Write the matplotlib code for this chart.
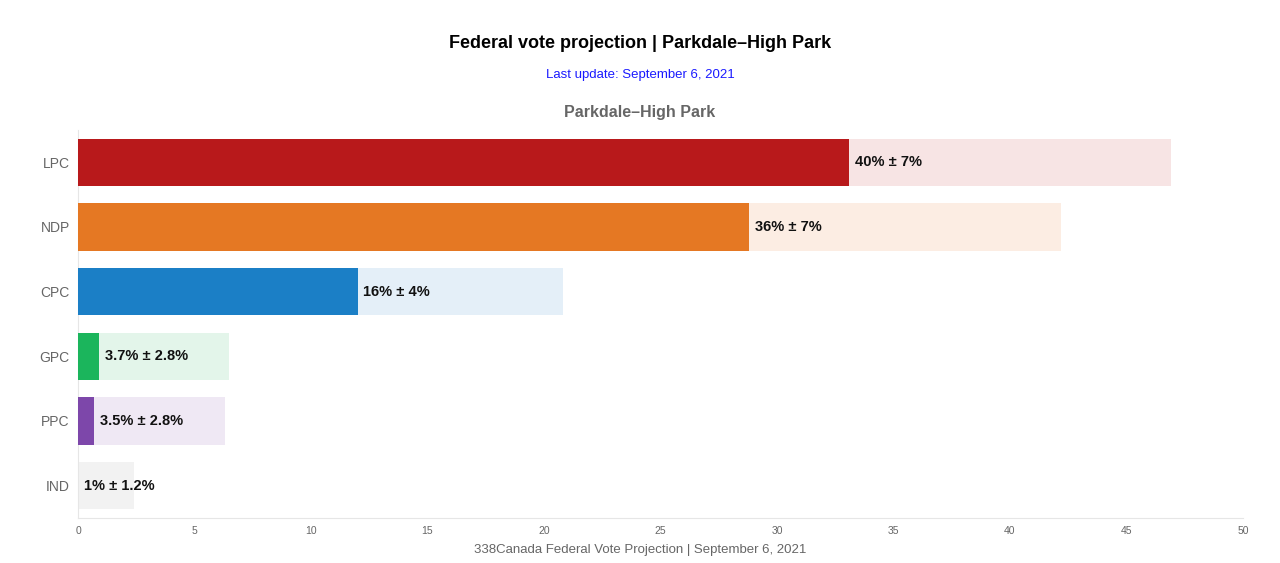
import matplotlib
matplotlib.use("Agg")
import matplotlib.pyplot as plt

plt.rcParams['font.family'] = ['Liberation Sans', 'DejaVu Sans']

# party projections: lower bound (dark bar) and upper bound (light bar)
parties = ["LPC", "NDP", "CPC", "GPC", "PPC", "IND"]
low = [33.1, 28.8, 12.0, 0.9, 0.7, 0.0]
high = [46.9, 42.2, 20.8, 6.5, 6.3, 2.4]
labels = ["40% ± 7%", "36% ± 7%", "16% ± 4%", "3.7% ± 2.8%", "3.5% ± 2.8%", "1% ± 1.2%"]
dark_colors = ["#b8191b", "#e57823", "#1b7fc6", "#1bb55c", "#7d47aa", "#bbbbbb"]
light_colors = ["#f7e4e4", "#fcede3", "#e4eff8", "#e3f5ea", "#efe8f4", "#f2f2f2"]
xticks = [0, 5, 10, 15, 20, 25, 30, 35, 40, 45, 50]

fig = plt.figure(figsize=(12.8, 5.63), dpi=100)
ax = fig.add_axes([78 / 1280, 45 / 563, (1243 - 78) / 1280, (433 - 45) / 563])

y = list(range(len(parties)))
ax.barh(y, high, height=0.73, color=light_colors, zorder=2)
ax.barh(y, low, height=0.73, color=dark_colors, zorder=3)
for i in y:
    ax.text(low[i] + 0.25, i, labels[i], va='center', ha='left',
            fontsize=10.5, fontweight='bold', color='#111111', zorder=4)

ax.set_ylim(len(parties) - 0.5, -0.5)
ax.set_xlim(0, 50)
ax.set_xticks(xticks)
ax.set_xticklabels([str(t) for t in xticks], fontsize=7.5, color='#666666')
ax.set_yticks(y)
ax.set_yticklabels(parties, fontsize=10, color='#666666')
ax.tick_params(axis='y', length=0, pad=6)
ax.tick_params(axis='x', length=0, pad=6)
for s in ['top', 'right']:
    ax.spines[s].set_visible(False)
for s in ['left', 'bottom']:
    ax.spines[s].set_color('#e6e6e6')

fig.text(0.5, 1 - 43 / 563, "Federal vote projection | Parkdale–High Park",
         ha='center', va='center', fontsize=13, fontweight='bold')
fig.text(0.5, 1 - 75 / 563, "Last update: September 6, 2021",
         ha='center', va='center', fontsize=9.5, color='#1a1aff')
fig.text(0.5, 1 - 112 / 563, "Parkdale–High Park",
         ha='center', va='center', fontsize=11.5, fontweight='bold', color='#666666')
fig.text(0.5, 1 - 550 / 563, "338Canada Federal Vote Projection | September 6, 2021",
         ha='center', va='center', fontsize=9.5, color='#666666')

fig.savefig("out.png", dpi=100, facecolor='white')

::::

* Exercise requirements: Repeat the data in full and exactly. Omit pictures.

* Solution to this exercise:
Write the matplotlib code for this chart.
import matplotlib
matplotlib.use("Agg")
import matplotlib.pyplot as plt

plt.rcParams['font.family'] = ['Liberation Sans', 'DejaVu Sans']

# party projections: lower bound (dark bar) and upper bound (light bar)
parties = ["LPC", "NDP", "CPC", "GPC", "PPC", "IND"]
low = [33.1, 28.8, 12.0, 0.9, 0.7, 0.0]
high = [46.9, 42.2, 20.8, 6.5, 6.3, 2.4]
labels = ["40% ± 7%", "36% ± 7%", "16% ± 4%", "3.7% ± 2.8%", "3.5% ± 2.8%", "1% ± 1.2%"]
dark_colors = ["#b8191b", "#e57823", "#1b7fc6", "#1bb55c", "#7d47aa", "#bbbbbb"]
light_colors = ["#f7e4e4", "#fcede3", "#e4eff8", "#e3f5ea", "#efe8f4", "#f2f2f2"]
xticks = [0, 5, 10, 15, 20, 25, 30, 35, 40, 45, 50]

fig = plt.figure(figsize=(12.8, 5.63), dpi=100)
ax = fig.add_axes([78 / 1280, 45 / 563, (1243 - 78) / 1280, (433 - 45) / 563])

y = list(range(len(parties)))
ax.barh(y, high, height=0.73, color=light_colors, zorder=2)
ax.barh(y, low, height=0.73, color=dark_colors, zorder=3)
for i in y:
    ax.text(low[i] + 0.25, i, labels[i], va='center', ha='left',
            fontsize=10.5, fontweight='bold', color='#111111', zorder=4)

ax.set_ylim(len(parties) - 0.5, -0.5)
ax.set_xlim(0, 50)
ax.set_xticks(xticks)
ax.set_xticklabels([str(t) for t in xticks], fontsize=7.5, color='#666666')
ax.set_yticks(y)
ax.set_yticklabels(parties, fontsize=10, color='#666666')
ax.tick_params(axis='y', length=0, pad=6)
ax.tick_params(axis='x', length=0, pad=6)
for s in ['top', 'right']:
    ax.spines[s].set_visible(False)
for s in ['left', 'bottom']:
    ax.spines[s].set_color('#e6e6e6')

fig.text(0.5, 1 - 43 / 563, "Federal vote projection | Parkdale–High Park",
         ha='center', va='center', fontsize=13, fontweight='bold')
fig.text(0.5, 1 - 75 / 563, "Last update: September 6, 2021",
         ha='center', va='center', fontsize=9.5, color='#1a1aff')
fig.text(0.5, 1 - 112 / 563, "Parkdale–High Park",
         ha='center', va='center', fontsize=11.5, fontweight='bold', color='#666666')
fig.text(0.5, 1 - 550 / 563, "338Canada Federal Vote Projection | September 6, 2021",
         ha='center', va='center', fontsize=9.5, color='#666666')

fig.savefig("out.png", dpi=100, facecolor='white')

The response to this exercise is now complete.